-- Start RECORDS FOR THE EXERCISE --
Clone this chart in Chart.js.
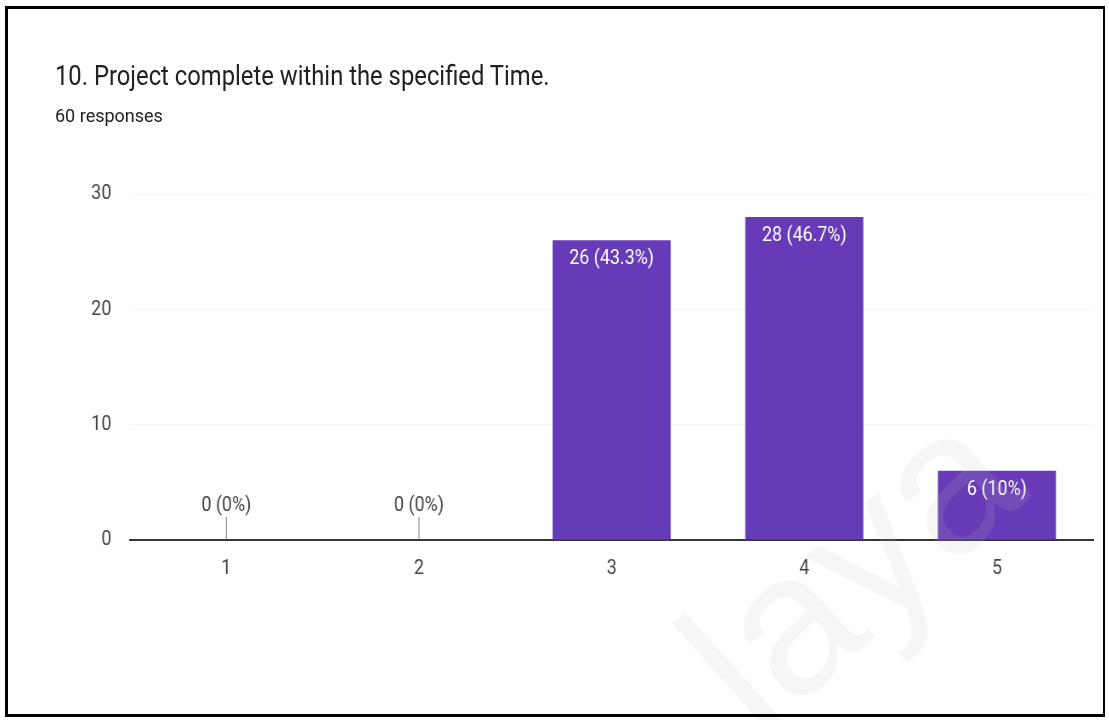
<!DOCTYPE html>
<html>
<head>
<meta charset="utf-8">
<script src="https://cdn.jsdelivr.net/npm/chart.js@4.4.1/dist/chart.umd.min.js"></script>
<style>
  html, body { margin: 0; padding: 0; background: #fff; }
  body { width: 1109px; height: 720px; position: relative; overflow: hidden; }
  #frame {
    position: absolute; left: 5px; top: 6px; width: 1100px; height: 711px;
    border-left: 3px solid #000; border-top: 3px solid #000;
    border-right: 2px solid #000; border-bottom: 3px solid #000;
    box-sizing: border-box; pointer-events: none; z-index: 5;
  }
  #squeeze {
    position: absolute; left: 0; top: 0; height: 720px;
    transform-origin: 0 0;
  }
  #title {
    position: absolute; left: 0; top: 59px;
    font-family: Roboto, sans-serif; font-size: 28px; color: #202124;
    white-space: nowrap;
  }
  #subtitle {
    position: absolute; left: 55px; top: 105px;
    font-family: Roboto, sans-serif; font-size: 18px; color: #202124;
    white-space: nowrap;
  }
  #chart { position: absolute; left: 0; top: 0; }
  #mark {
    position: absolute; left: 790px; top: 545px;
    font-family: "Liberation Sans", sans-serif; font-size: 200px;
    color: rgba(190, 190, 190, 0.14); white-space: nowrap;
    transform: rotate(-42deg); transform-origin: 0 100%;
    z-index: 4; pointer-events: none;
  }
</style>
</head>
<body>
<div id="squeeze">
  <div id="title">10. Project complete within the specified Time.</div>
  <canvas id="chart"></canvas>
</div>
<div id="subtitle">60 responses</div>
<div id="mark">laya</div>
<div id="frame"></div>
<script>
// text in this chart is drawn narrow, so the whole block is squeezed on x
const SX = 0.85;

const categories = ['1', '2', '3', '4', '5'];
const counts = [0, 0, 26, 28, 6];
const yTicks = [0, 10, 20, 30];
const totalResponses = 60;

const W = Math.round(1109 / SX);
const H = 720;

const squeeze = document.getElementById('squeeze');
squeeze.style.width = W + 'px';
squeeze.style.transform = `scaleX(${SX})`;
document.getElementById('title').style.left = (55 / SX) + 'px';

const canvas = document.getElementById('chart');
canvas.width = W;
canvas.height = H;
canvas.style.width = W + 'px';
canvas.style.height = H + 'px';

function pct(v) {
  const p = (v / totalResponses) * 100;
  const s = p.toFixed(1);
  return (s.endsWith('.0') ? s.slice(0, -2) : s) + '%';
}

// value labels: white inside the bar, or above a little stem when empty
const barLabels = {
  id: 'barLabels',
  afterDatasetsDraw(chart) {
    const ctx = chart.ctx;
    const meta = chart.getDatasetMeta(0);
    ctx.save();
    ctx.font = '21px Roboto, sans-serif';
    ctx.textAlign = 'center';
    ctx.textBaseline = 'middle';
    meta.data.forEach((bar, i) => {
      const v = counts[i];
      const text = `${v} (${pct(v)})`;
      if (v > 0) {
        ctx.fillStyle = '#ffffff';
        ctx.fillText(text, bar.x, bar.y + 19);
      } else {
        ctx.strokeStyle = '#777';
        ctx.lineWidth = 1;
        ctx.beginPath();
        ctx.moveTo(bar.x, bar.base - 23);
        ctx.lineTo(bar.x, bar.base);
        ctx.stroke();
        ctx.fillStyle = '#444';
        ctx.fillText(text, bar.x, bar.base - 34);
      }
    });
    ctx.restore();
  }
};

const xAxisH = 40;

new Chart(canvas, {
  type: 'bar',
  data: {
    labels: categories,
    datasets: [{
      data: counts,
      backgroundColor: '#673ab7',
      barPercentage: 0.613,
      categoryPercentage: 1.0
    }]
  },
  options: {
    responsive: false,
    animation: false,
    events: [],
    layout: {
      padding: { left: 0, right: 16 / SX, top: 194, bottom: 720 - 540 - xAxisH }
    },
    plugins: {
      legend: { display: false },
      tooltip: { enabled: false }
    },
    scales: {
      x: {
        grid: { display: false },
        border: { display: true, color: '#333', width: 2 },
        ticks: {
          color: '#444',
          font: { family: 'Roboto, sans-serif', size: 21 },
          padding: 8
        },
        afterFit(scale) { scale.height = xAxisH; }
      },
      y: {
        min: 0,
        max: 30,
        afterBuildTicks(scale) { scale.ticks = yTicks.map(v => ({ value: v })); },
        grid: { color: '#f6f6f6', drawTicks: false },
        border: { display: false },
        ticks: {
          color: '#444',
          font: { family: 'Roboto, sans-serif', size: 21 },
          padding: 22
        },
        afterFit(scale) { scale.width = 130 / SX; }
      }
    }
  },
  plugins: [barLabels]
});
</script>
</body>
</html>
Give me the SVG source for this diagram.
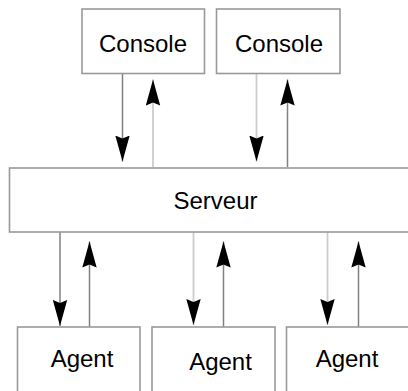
-- End RECORDS FOR THE EXERCISE --
GIVEN TASK:
Nothing in the entries should change as you copy them, except that the pictures are left out.

ANSWER TO THE EXERCISE:
Clone this chart in Chart.js.
<!DOCTYPE html>
<html>
<head>
<meta charset="utf-8">
<script src="https://cdn.jsdelivr.net/npm/chart.js@4.4.1/dist/chart.umd.min.js"></script>
<style>
  html, body { margin: 0; padding: 0; background: #fff; }
  body { width: 1109px; height: 720px; position: relative; overflow: hidden; }
  #frame {
    position: absolute; left: 5px; top: 6px; width: 1100px; height: 711px;
    border-left: 3px solid #000; border-top: 3px solid #000;
    border-right: 2px solid #000; border-bottom: 3px solid #000;
    box-sizing: border-box; pointer-events: none; z-index: 5;
  }
  #squeeze {
    position: absolute; left: 0; top: 0; height: 720px;
    transform-origin: 0 0;
  }
  #title {
    position: absolute; left: 0; top: 59px;
    font-family: Roboto, sans-serif; font-size: 28px; color: #202124;
    white-space: nowrap;
  }
  #subtitle {
    position: absolute; left: 55px; top: 105px;
    font-family: Roboto, sans-serif; font-size: 18px; color: #202124;
    white-space: nowrap;
  }
  #chart { position: absolute; left: 0; top: 0; }
  #mark {
    position: absolute; left: 790px; top: 545px;
    font-family: "Liberation Sans", sans-serif; font-size: 200px;
    color: rgba(190, 190, 190, 0.14); white-space: nowrap;
    transform: rotate(-42deg); transform-origin: 0 100%;
    z-index: 4; pointer-events: none;
  }
</style>
</head>
<body>
<div id="squeeze">
  <div id="title">10. Project complete within the specified Time.</div>
  <canvas id="chart"></canvas>
</div>
<div id="subtitle">60 responses</div>
<div id="mark">laya</div>
<div id="frame"></div>
<script>
// text in this chart is drawn narrow, so the whole block is squeezed on x
const SX = 0.85;

const categories = ['1', '2', '3', '4', '5'];
const counts = [0, 0, 26, 28, 6];
const yTicks = [0, 10, 20, 30];
const totalResponses = 60;

const W = Math.round(1109 / SX);
const H = 720;

const squeeze = document.getElementById('squeeze');
squeeze.style.width = W + 'px';
squeeze.style.transform = `scaleX(${SX})`;
document.getElementById('title').style.left = (55 / SX) + 'px';

const canvas = document.getElementById('chart');
canvas.width = W;
canvas.height = H;
canvas.style.width = W + 'px';
canvas.style.height = H + 'px';

function pct(v) {
  const p = (v / totalResponses) * 100;
  const s = p.toFixed(1);
  return (s.endsWith('.0') ? s.slice(0, -2) : s) + '%';
}

// value labels: white inside the bar, or above a little stem when empty
const barLabels = {
  id: 'barLabels',
  afterDatasetsDraw(chart) {
    const ctx = chart.ctx;
    const meta = chart.getDatasetMeta(0);
    ctx.save();
    ctx.font = '21px Roboto, sans-serif';
    ctx.textAlign = 'center';
    ctx.textBaseline = 'middle';
    meta.data.forEach((bar, i) => {
      const v = counts[i];
      const text = `${v} (${pct(v)})`;
      if (v > 0) {
        ctx.fillStyle = '#ffffff';
        ctx.fillText(text, bar.x, bar.y + 19);
      } else {
        ctx.strokeStyle = '#777';
        ctx.lineWidth = 1;
        ctx.beginPath();
        ctx.moveTo(bar.x, bar.base - 23);
        ctx.lineTo(bar.x, bar.base);
        ctx.stroke();
        ctx.fillStyle = '#444';
        ctx.fillText(text, bar.x, bar.base - 34);
      }
    });
    ctx.restore();
  }
};

const xAxisH = 40;

new Chart(canvas, {
  type: 'bar',
  data: {
    labels: categories,
    datasets: [{
      data: counts,
      backgroundColor: '#673ab7',
      barPercentage: 0.613,
      categoryPercentage: 1.0
    }]
  },
  options: {
    responsive: false,
    animation: false,
    events: [],
    layout: {
      padding: { left: 0, right: 16 / SX, top: 194, bottom: 720 - 540 - xAxisH }
    },
    plugins: {
      legend: { display: false },
      tooltip: { enabled: false }
    },
    scales: {
      x: {
        grid: { display: false },
        border: { display: true, color: '#333', width: 2 },
        ticks: {
          color: '#444',
          font: { family: 'Roboto, sans-serif', size: 21 },
          padding: 8
        },
        afterFit(scale) { scale.height = xAxisH; }
      },
      y: {
        min: 0,
        max: 30,
        afterBuildTicks(scale) { scale.ticks = yTicks.map(v => ({ value: v })); },
        grid: { color: '#f6f6f6', drawTicks: false },
        border: { display: false },
        ticks: {
          color: '#444',
          font: { family: 'Roboto, sans-serif', size: 21 },
          padding: 22
        },
        afterFit(scale) { scale.width = 130 / SX; }
      }
    }
  },
  plugins: [barLabels]
});
</script>
</body>
</html>
Give me the SVG source for this diagram.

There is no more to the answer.